Data to use:
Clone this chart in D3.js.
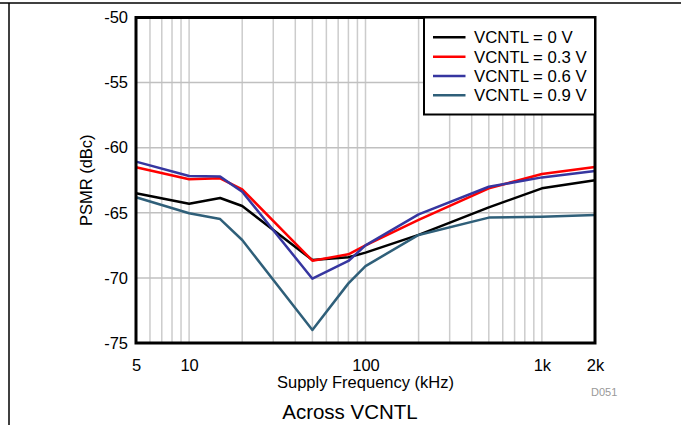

* * *

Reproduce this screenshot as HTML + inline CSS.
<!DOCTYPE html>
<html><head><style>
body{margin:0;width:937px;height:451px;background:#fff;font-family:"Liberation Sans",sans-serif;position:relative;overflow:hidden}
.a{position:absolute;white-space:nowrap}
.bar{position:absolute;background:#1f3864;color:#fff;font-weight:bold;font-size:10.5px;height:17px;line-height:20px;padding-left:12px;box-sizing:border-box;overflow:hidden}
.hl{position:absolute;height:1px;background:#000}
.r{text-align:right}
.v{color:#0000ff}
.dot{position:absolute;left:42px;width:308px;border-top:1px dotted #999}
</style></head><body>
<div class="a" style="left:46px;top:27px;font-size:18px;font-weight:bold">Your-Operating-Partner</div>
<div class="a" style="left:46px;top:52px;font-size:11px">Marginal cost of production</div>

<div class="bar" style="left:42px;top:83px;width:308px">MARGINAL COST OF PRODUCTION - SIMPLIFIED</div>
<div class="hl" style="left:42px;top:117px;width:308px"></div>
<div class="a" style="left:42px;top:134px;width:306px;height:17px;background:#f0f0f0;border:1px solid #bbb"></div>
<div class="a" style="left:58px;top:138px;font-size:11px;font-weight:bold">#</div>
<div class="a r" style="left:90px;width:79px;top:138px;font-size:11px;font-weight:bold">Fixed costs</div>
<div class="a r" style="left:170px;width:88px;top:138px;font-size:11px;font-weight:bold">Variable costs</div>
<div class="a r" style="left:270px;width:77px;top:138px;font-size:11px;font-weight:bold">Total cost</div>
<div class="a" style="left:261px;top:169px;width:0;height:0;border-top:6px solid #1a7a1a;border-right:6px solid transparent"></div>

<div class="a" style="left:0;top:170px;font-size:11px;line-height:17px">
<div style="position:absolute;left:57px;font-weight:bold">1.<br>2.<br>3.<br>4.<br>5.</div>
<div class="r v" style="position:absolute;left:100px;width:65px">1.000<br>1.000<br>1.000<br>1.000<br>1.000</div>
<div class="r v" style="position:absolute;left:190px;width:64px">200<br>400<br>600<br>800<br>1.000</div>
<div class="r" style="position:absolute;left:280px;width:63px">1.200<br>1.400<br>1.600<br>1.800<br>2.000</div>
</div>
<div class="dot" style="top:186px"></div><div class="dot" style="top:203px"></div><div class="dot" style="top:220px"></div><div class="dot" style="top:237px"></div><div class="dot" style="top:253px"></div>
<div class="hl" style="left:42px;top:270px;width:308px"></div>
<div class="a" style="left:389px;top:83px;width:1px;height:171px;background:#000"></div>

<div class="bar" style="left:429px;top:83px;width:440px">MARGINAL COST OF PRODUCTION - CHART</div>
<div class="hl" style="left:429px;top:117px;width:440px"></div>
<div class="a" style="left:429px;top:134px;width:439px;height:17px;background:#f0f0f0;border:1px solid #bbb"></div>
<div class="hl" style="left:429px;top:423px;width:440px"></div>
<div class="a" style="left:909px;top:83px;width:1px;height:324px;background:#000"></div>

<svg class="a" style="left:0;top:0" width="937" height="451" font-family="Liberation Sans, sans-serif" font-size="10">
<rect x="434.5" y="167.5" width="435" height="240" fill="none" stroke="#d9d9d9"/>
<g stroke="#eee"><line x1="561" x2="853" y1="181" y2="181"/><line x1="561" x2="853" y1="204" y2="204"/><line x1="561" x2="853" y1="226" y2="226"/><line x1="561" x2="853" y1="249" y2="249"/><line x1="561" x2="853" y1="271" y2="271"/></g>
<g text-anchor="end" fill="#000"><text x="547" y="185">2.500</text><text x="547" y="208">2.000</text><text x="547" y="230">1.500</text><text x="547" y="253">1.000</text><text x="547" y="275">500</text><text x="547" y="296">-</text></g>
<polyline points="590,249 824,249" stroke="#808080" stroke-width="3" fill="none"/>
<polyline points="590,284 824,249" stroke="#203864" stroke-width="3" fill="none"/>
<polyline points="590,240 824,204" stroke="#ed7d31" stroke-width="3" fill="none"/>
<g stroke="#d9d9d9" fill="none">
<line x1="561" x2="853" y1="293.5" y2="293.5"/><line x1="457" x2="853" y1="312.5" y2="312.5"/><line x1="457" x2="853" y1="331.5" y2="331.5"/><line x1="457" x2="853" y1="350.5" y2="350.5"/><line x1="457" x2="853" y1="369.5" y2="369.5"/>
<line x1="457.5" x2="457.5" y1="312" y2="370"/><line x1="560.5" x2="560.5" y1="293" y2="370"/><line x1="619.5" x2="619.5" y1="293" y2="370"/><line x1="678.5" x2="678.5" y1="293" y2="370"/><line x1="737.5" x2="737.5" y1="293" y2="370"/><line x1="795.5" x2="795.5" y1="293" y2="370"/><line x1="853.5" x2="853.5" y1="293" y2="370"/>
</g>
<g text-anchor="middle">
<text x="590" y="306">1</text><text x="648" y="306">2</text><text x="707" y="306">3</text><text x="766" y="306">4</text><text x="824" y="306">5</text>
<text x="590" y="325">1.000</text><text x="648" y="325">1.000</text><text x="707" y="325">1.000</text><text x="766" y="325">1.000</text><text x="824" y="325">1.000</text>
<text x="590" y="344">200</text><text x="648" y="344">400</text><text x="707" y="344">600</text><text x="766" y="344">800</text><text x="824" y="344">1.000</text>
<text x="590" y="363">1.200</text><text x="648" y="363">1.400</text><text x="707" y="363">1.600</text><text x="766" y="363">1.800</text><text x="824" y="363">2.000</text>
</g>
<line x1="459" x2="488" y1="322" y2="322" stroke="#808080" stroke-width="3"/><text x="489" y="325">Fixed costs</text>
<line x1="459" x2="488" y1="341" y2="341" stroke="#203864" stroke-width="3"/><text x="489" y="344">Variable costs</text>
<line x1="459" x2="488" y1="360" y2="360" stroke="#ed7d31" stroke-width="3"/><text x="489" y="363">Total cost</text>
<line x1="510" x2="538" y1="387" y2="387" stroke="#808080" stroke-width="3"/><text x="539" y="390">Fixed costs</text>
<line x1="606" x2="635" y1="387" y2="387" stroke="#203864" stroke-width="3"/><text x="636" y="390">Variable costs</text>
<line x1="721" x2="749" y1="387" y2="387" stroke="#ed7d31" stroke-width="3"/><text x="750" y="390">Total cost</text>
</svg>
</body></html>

What this task involves:
Return only the part of the records above that opens with the line containing "Reproduce this screenshot" and closes with the line containing "solid #1a7a1a;border-right:6px solid", ends included.

Completed exercise:
Reproduce this screenshot as HTML + inline CSS.
<!DOCTYPE html>
<html><head><style>
body{margin:0;width:937px;height:451px;background:#fff;font-family:"Liberation Sans",sans-serif;position:relative;overflow:hidden}
.a{position:absolute;white-space:nowrap}
.bar{position:absolute;background:#1f3864;color:#fff;font-weight:bold;font-size:10.5px;height:17px;line-height:20px;padding-left:12px;box-sizing:border-box;overflow:hidden}
.hl{position:absolute;height:1px;background:#000}
.r{text-align:right}
.v{color:#0000ff}
.dot{position:absolute;left:42px;width:308px;border-top:1px dotted #999}
</style></head><body>
<div class="a" style="left:46px;top:27px;font-size:18px;font-weight:bold">Your-Operating-Partner</div>
<div class="a" style="left:46px;top:52px;font-size:11px">Marginal cost of production</div>

<div class="bar" style="left:42px;top:83px;width:308px">MARGINAL COST OF PRODUCTION - SIMPLIFIED</div>
<div class="hl" style="left:42px;top:117px;width:308px"></div>
<div class="a" style="left:42px;top:134px;width:306px;height:17px;background:#f0f0f0;border:1px solid #bbb"></div>
<div class="a" style="left:58px;top:138px;font-size:11px;font-weight:bold">#</div>
<div class="a r" style="left:90px;width:79px;top:138px;font-size:11px;font-weight:bold">Fixed costs</div>
<div class="a r" style="left:170px;width:88px;top:138px;font-size:11px;font-weight:bold">Variable costs</div>
<div class="a r" style="left:270px;width:77px;top:138px;font-size:11px;font-weight:bold">Total cost</div>
<div class="a" style="left:261px;top:169px;width:0;height:0;border-top:6px solid #1a7a1a;border-right:6px solid transparent"></div>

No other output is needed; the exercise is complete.